Bliscy Pauliny Smaszcz reagują na medialne zamieszanie. "Moja mama płacze". To przykre z czym przyszło im się mierzyć
Paulina Smaszcz od kilku tygodni nie znika z mediów. Była żona Macieja Kurzajewskiego ujawniła jego związek z Katarzyną Cichopek. Pod zdjęciami prowadzącej Pytanie na śniadanie dodała kilka komentarzy, w których nie kryła, że podczas urodzinowego wyjazdu prezenterce towarzyszy nowy partner. W kolejnych wywiadach również nie szczędziła mocnych słów pod adresem byłego męża i jego ukochanej.
09.11.2022 | aktual.: 09.11.2022 11:17
Na tym jednak nie poprzestała. Paulina w rozmowie z Anną Zejdler wypowiedziała się na temat Izabeli Janachowskiej. Wypowiedziała się na temat małżeństwa byłej tancerki, prowadzącej TzG, a w końcu prężnie działającej bizneswoman. Zasugerowała, że ta rozbiła poprzedni związek Krzysztofa Jabłońskiego i "pyknęła sobie dziecko z milionerem". Iza nie miała zamiaru tego przemilczeć i natychmiast zamieściła w sieci odpowiedź, w której odpowiedziała na wszelkie zarzuty.
Jak bliscy Pauliny Smaszcz reagują na medialną burzę?
Przepychanka w social mediach pomiędzy Pauliną i Izą trwała niemal przez cały wtorek. W końcu sprawa ucichła, a panie przestały wzajemnie publikować kolejne wymierzone w siebie wzajemnie słowa.
Najgorsze w całym zamieszaniu jest jednak to, jak najbliżsi reagują na medialną burzę, która rozpętała się wokół Pauliny Smaszcz. Sama zainteresowana w rozmowie z Anną Zejdler wspomniała, że szczególnie źle znosi to jej mama. Również z uwagi na to, że lubi Macieja Kurzajewskiego.
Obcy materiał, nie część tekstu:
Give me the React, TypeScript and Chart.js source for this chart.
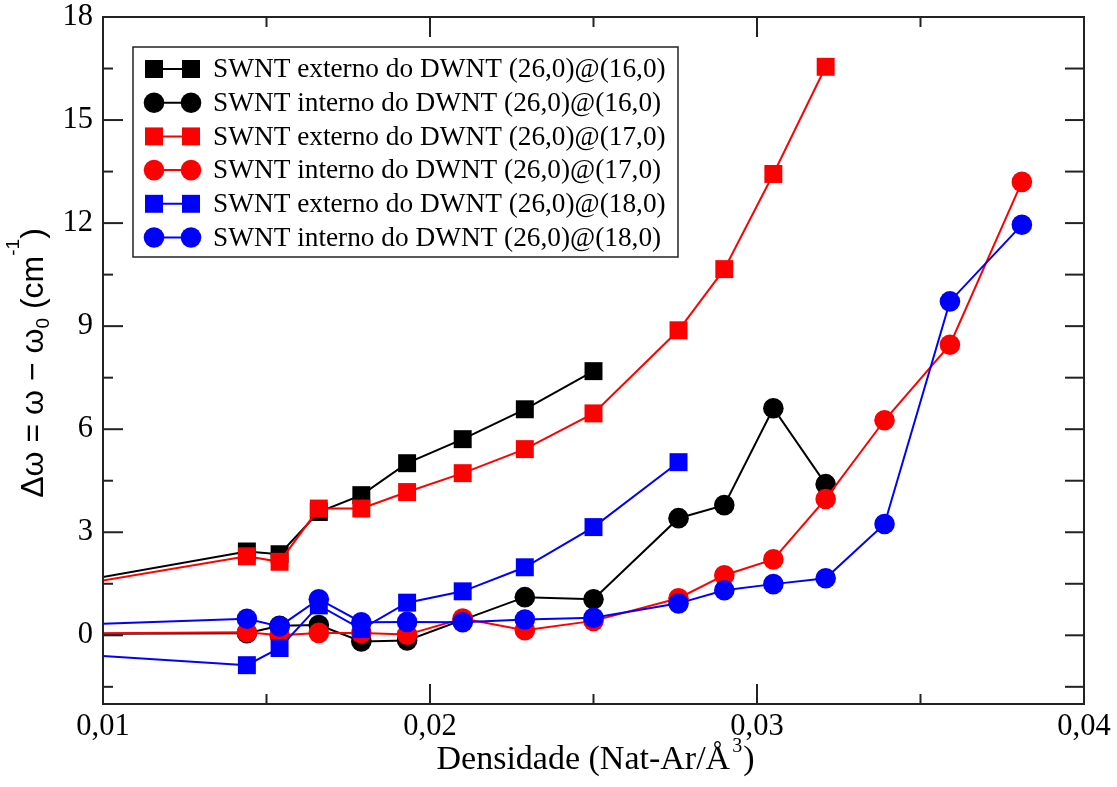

Smaszcz przyznała również, że seniorka bardzo przejmuje się opiniami innych, a przykre komentarze na temat córki szczególnie ją ranią.
Można się tylko domyślać, jak trudno mamie Pauliny czyta się przykre słowa. Miejmy nadzieję, że sytuacja nieco się uspokoi i rodzina Pauliny w końcu odetchnie z ulgą.